• _Job_:
Copy from the first line below down to and including the line with "from matplotlib.lines import Line2D". Skip the pictures.
Given material start
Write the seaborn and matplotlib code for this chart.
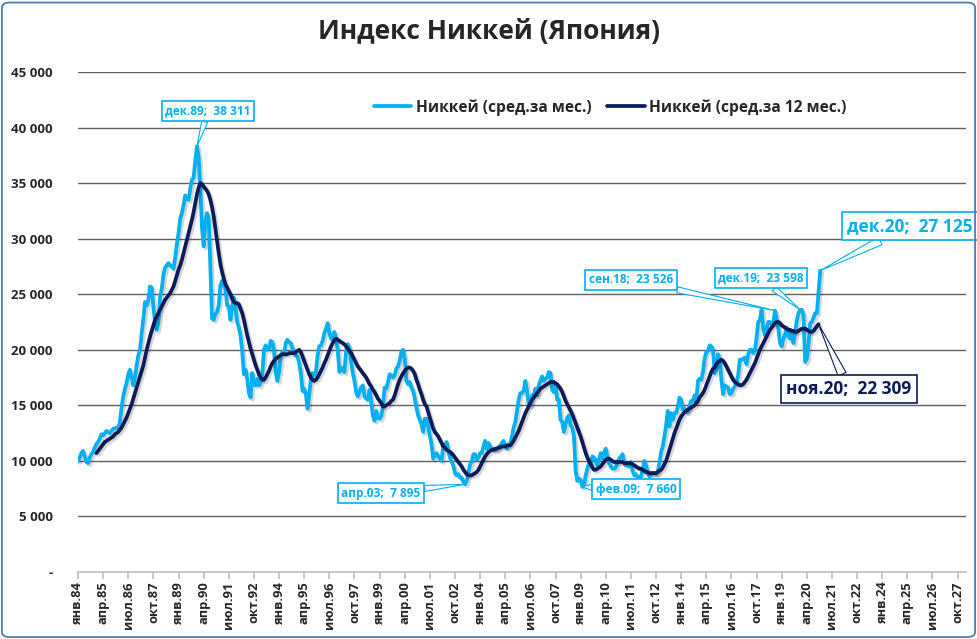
import matplotlib
matplotlib.use("Agg")
import numpy as np
import pandas as pd
import seaborn as sns
import matplotlib.pyplot as plt
from matplotlib import patheffects as pe
from matplotlib.patches import FancyBboxPatch
from matplotlib.lines import Line2D

# ---------------- data (monthly, Jan 1984 .. Dec 2020) ----------------
nikkei_1984_1989 = [
    10000, 10300, 10700, 10900, 10400, 9900, 9800, 10300, 10600, 10800, 11200, 11500,
    11700, 12000, 12400, 12300, 12500, 12700, 12600, 12500, 12700, 12900, 12900, 13000,
    13000, 13500, 14800, 15800, 16500, 17000, 17800, 18200, 17500, 16800, 17500, 18600,
    19500, 20000, 21500, 22800, 24300, 24000, 24500, 25700, 25600, 23800, 22500, 21800,
    22500, 24800, 25500, 26800, 27400, 27600, 27800, 27600, 27500, 27300, 28300, 29500,
    30500, 31800, 32300, 33000, 33900, 33600, 33500, 34500, 35300, 35500, 37000, 38311]
nikkei_1990_1999 = [
    37300, 34500, 31000, 29300, 31500, 32300, 31800, 27500, 22800, 22700, 23200, 23400,
    24000, 25800, 26200, 25800, 25500, 24000, 23900, 22700, 23800, 24700, 23800, 22500,
    22000, 21300, 19900, 17800, 18200, 17400, 16100, 15700, 17900, 17000, 16800, 17400,
    16800, 17000, 17800, 20000, 20400, 20000, 20100, 20800, 20700, 19900, 18000, 17200,
    18000, 19500, 19800, 19700, 20600, 20900, 20700, 20600, 20100, 19800, 19500, 19400,
    18800, 17900, 16300, 16500, 16000, 14700, 16000, 17400, 17900, 17700, 18000, 19500,
    20300, 20400, 20800, 21500, 21900, 22400, 21500, 21000, 21300, 21600, 21000, 20000,
    18000, 18400, 18200, 18000, 19900, 20500, 20200, 18900, 17900, 17200, 16200, 15800,
    16200, 16600, 16800, 15800, 15600, 15500, 16400, 15300, 14100, 13600, 14500, 13900,
    13800, 14000, 15000, 16600, 16500, 17100, 17800, 17700, 17500, 17700, 18300, 18500]
nikkei_2000_2009 = [
    19000, 19800, 20000, 19200, 17200, 16900, 17100, 16600, 16300, 15600, 14800, 14100,
    13700, 13300, 12600, 13800, 13800, 13100, 12200, 11500, 10200, 10500, 10700, 10400,
    10200, 10000, 11300, 11400, 11700, 10900, 10300, 9900, 9600, 8900, 8700, 8800,
    8500, 8500, 8100, 7895, 8200, 8900, 9700, 9900, 10600, 10600, 10100, 10300,
    10700, 10700, 11300, 11800, 11100, 11600, 11300, 11100, 11000, 11000, 11000, 11200,
    11400, 11600, 11800, 11300, 11100, 11400, 11600, 12200, 13000, 13500, 14500, 15500,
    16100, 16100, 16300, 17200, 16300, 15000, 15000, 15900, 15900, 16500, 15900, 16800,
    17200, 17600, 17200, 17400, 17500, 18000, 17900, 16400, 16200, 16900, 15500, 15500,
    13700, 13500, 12600, 13300, 13900, 14100, 13200, 13000, 12200, 9100, 8200, 8400,
    8300, 7660, 7800, 8700, 9300, 9800, 9700, 10400, 10300, 10000, 9600, 10200]
nikkei_2010_2020 = [
    10700, 10200, 10800, 11100, 10300, 9800, 9500, 9300, 9300, 9400, 9900, 10200,
    10400, 10600, 9800, 9600, 9700, 9500, 9900, 9100, 8700, 8800, 8500, 8500,
    8600, 9200, 10000, 9600, 8900, 8600, 8800, 8900, 8900, 8800, 9000, 9800,
    10800, 11300, 12200, 13200, 14500, 13100, 14300, 13700, 14300, 14300, 14900, 15700,
    15500, 14600, 14700, 14400, 14400, 15000, 15400, 15400, 15900, 15300, 17200, 17400,
    17300, 18000, 19200, 19800, 19900, 20400, 20300, 20000, 17900, 18200, 19600, 19200,
    17300, 16000, 16800, 16700, 16600, 16000, 16100, 16500, 16700, 17000, 17700, 19100,
    19100, 19200, 19300, 18700, 19600, 20000, 20000, 19700, 19900, 21100, 22500, 22700,
    23600, 21900, 21300, 21900, 22500, 22500, 22300, 22400, 23526, 22700, 21900, 20600,
    20300, 21000, 21400, 22000, 21200, 21000, 21500, 20600, 21600, 22600, 23300, 23598,
    23600, 23100, 18900, 19200, 20500, 22400, 22500, 22900, 23300, 23300, 25200, 27125]

# 12-month average, Dec 1984 .. Nov 2020
ma_1984_1989 = [10700,
    10900, 11100, 11300, 11500, 11700, 11800, 11900, 12000, 12100, 12200, 12400, 12500,
    12600, 12800, 13000, 13300, 13600, 13900, 14300, 14700, 15100, 15600, 16100, 16600,
    17100, 17600, 18100, 18600, 19300, 20000, 20600, 21200, 21700, 22200, 22700, 23000,
    23300, 23600, 23900, 24200, 24500, 24700, 24900, 25100, 25400, 25700, 26200, 26700,
    27200, 27600, 28100, 28700, 29300, 29900, 30500, 31100, 31700, 32400, 33200, 34000]
ma_1990_1999 = [
    34600, 35000, 34900, 34700, 34500, 34300, 34000, 33500, 32800, 32000, 30900, 29800,
    28700, 27700, 27000, 26400, 25900, 25600, 25300, 25000, 24600, 24300, 24200, 24200,
    24100, 23700, 23300, 22700, 22000, 21300, 20700, 20100, 19600, 19100, 18600, 18200,
    17800, 17500, 17300, 17300, 17500, 17800, 18100, 18500, 18800, 19000, 19200, 19300,
    19400, 19500, 19600, 19600, 19600, 19600, 19700, 19700, 19700, 19700, 19800, 19900,
    20000, 19800, 19400, 19000, 18600, 18200, 17800, 17500, 17300, 17200, 17300, 17500,
    17800, 18100, 18400, 18800, 19100, 19500, 19900, 20300, 20600, 20900, 21000, 20900,
    20800, 20700, 20600, 20500, 20300, 20100, 19900, 19700, 19400, 19100, 18800, 18500,
    18300, 18100, 17900, 17700, 17500, 17200, 16900, 16700, 16400, 16200, 15900, 15600,
    15400, 15200, 14900, 14900, 15000, 15100, 15200, 15400, 15500, 15900, 16400, 16900]
ma_2000_2009 = [
    17300, 17600, 17900, 18100, 18300, 18400, 18400, 18300, 18100, 17800, 17300, 16900,
    16400, 16000, 15500, 15100, 14900, 14400, 13900, 13400, 12900, 12600, 12400, 12200,
    11900, 11600, 11300, 11200, 11000, 10900, 10800, 10700, 10500, 10300, 10100, 9900,
    9700, 9500, 9200, 9000, 8800, 8700, 8700, 8700, 8800, 8900, 9000, 9200,
    9500, 9800, 10100, 10400, 10600, 10800, 10900, 11000, 11000, 11100, 11100, 11200,
    11200, 11300, 11300, 11300, 11400, 11400, 11400, 11600, 11800, 12100, 12400, 12700,
    13100, 13500, 13900, 14300, 14600, 14900, 15200, 15500, 15700, 15900, 16100, 16300,
    16500, 16600, 16700, 16800, 16900, 17000, 17100, 17100, 17100, 17000, 16900, 16700,
    16500, 16200, 15800, 15400, 15100, 14800, 14500, 14200, 13800, 13400, 13000, 12600,
    12200, 11700, 11200, 10700, 10300, 10000, 9700, 9400, 9200, 9200, 9300, 9400]
ma_2010_2020 = [
    9500, 9700, 9900, 10100, 10200, 10200, 10100, 10000, 9900, 9900, 9900, 9900,
    9900, 9900, 9800, 9800, 9800, 9800, 9800, 9700, 9600, 9500, 9400, 9300,
    9300, 9200, 9100, 9000, 9000, 8900, 8900, 8900, 8900, 8900, 9000, 9100,
    9200, 9400, 9700, 10000, 10500, 11000, 11500, 12000, 12500, 12900, 13300, 13700,
    14000, 14200, 14400, 14500, 14600, 14700, 14800, 14900, 15000, 15200, 15400, 15700,
    15900, 16100, 16400, 16800, 17200, 17600, 18000, 18300, 18400, 18700, 18900, 19000,
    19100, 19000, 18800, 18500, 18200, 17900, 17600, 17300, 17100, 17000, 16900, 16800,
    16800, 16900, 17100, 17300, 17600, 17900, 18200, 18500, 18800, 19200, 19600, 20000,
    20300, 20600, 20900, 21200, 21500, 21800, 22000, 22200, 22400, 22500, 22500, 22400,
    22200, 22100, 22000, 21900, 21800, 21800, 21700, 21700, 21600, 21600, 21700, 21800,
    21900, 21900, 21900, 21800, 21700, 21600, 21600, 21700, 21900, 22100, 22309]

month_names = ["янв", "фев", "мар", "апр", "май", "июн",
               "июл", "авг", "сен", "окт", "ноя", "дек"]
start_year = 1984
n_categories = 530          # category axis runs on to early 2028
tick_step = 15

series_names = ["Никкей (сред.за мес.)", "Никкей (сред.за 12 мес.)"]
title = "Индекс Никкей (Япония)"

# --------------- build frames ----------------
monthly = nikkei_1984_1989 + nikkei_1990_1999 + nikkei_2000_2009 + nikkei_2010_2020
ma12 = ma_1984_1989 + ma_1990_1999 + ma_2000_2009 + ma_2010_2020
ma_start = 11  # first 12-month average at Dec 1984

df = pd.concat([
    pd.DataFrame({"idx": np.arange(len(monthly)), "val": monthly, "s": series_names[0]}),
    pd.DataFrame({"idx": np.arange(ma_start, ma_start + len(ma12)), "val": ma12, "s": series_names[1]}),
])

def cat_label(i):
    return f"{month_names[i % 12]}.{(start_year + i // 12) % 100:02d}"

# --------------- figure ----------------
sns.set_theme(style="white")
plt.rcParams["font.family"] = ["Open Sans", "DejaVu Sans"]

light = "#00B0F0"
navy = "#0C1C58"

fig = plt.figure(figsize=(9.78, 6.39), dpi=100)
W, H = 978, 639
ax = fig.add_axes([78 / W, 1 - 572 / H, (966 - 78) / W, (572 - 72) / H])

sns.lineplot(data=df, x="idx", y="val", hue="s", palette=[light, navy],
             linewidth=2.7, ax=ax, legend=False, sort=False)
for ln in ax.get_lines():
    ln.set_path_effects([pe.SimpleLineShadow(offset=(1.5, -1.5), alpha=0.18), pe.Normal()])
    ln.set_solid_joinstyle("round")

ax.set_xlim(0, n_categories)
ax.set_ylim(0, 45000)
yt = np.arange(0, 45001, 5000)
ax.set_yticks(yt)
ax.set_yticklabels(["-" if v == 0 else f"{v:,}".replace(",", " ") for v in yt],
                   fontsize=9.5, fontweight="bold")
xt = np.arange(0, n_categories, tick_step)
ax.set_xticks(xt)
ax.set_xticklabels([cat_label(i) for i in xt], rotation=90, fontsize=9.3, fontweight="bold")
ax.set_xlabel("")
ax.set_ylabel("")

ax.yaxis.grid(True, color="#606060", linewidth=1.0)
ax.get_ygridlines()[0].set_visible(False)
ax.xaxis.grid(False)
for s in ["top", "right", "left"]:
    ax.spines[s].set_visible(False)
ax.spines["bottom"].set_color("#BFBFBF")
ax.tick_params(axis="y", length=0, pad=18)
ax.tick_params(axis="x", length=5, color="#BFBFBF", pad=2, direction="out", bottom=True)

# legend
handles = [Line2D([], [], color=light, lw=2.7), Line2D([], [], color=navy, lw=2.7)]
fig.legend(handles, series_names, loc="upper left", bbox_to_anchor=(360 / W, 1 - 85 / H),
           ncol=2, frameon=False, prop={"weight": "bold", "size": 11.2},
           handlelength=2.4, columnspacing=1.0, handletextpad=0.3)

fig.text(0.5, 1 - 32 / H, title, ha="center", va="center", fontsize=19, fontweight="bold")

# annotations
def note(i, arr, offset, color, text_pos, size, boxcolor=None):
    val = arr[i - offset]
    ax.annotate(f"{cat_label(i)};  {val:,}".replace(",", " "),
                xy=(i, val), xycoords="data",
                xytext=(text_pos[0], H - text_pos[1]), textcoords="figure pixels",
                ha="center", va="center", fontsize=size, fontweight="bold", color=color,
                bbox=dict(boxstyle="square,pad=0.3", fc="white", ec=boxcolor or color, lw=1.2),
                arrowprops=dict(arrowstyle="wedge,tail_width=0.5", fc="white",
                                ec=boxcolor or color, lw=0.8, shrinkA=0, shrinkB=0),
                zorder=6)

def idx_of(year, month):
    return (year - start_year) * 12 + month - 1

note(idx_of(1989, 12), monthly, 0, light, (208, 111), 8.6)
note(idx_of(2003, 4), monthly, 0, light, (381, 493), 8.6)
note(idx_of(2009, 2), monthly, 0, light, (636, 489), 8.6)
note(idx_of(2018, 9), monthly, 0, light, (631, 280), 8.6)
note(idx_of(2019, 12), monthly, 0, light, (761, 278), 8.6)
note(idx_of(2020, 12), monthly, 0, light, (910, 226), 12.5)
note(idx_of(2020, 11), ma12, ma_start, navy, (849, 389), 12.5)

fig.patches.append(FancyBboxPatch((0.002, 0.003), 0.995, 0.993,
                                  boxstyle="round,pad=0,rounding_size=0.008",
                                  transform=fig.transFigure, fill=False,
                                  ec="#4A7EBB", lw=1.3))

fig.savefig("out.png", dpi=100)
Given material end
• _Written answer_:
Write the seaborn and matplotlib code for this chart.
import matplotlib
matplotlib.use("Agg")
import numpy as np
import pandas as pd
import seaborn as sns
import matplotlib.pyplot as plt
from matplotlib import patheffects as pe
from matplotlib.patches import FancyBboxPatch
from matplotlib.lines import Line2D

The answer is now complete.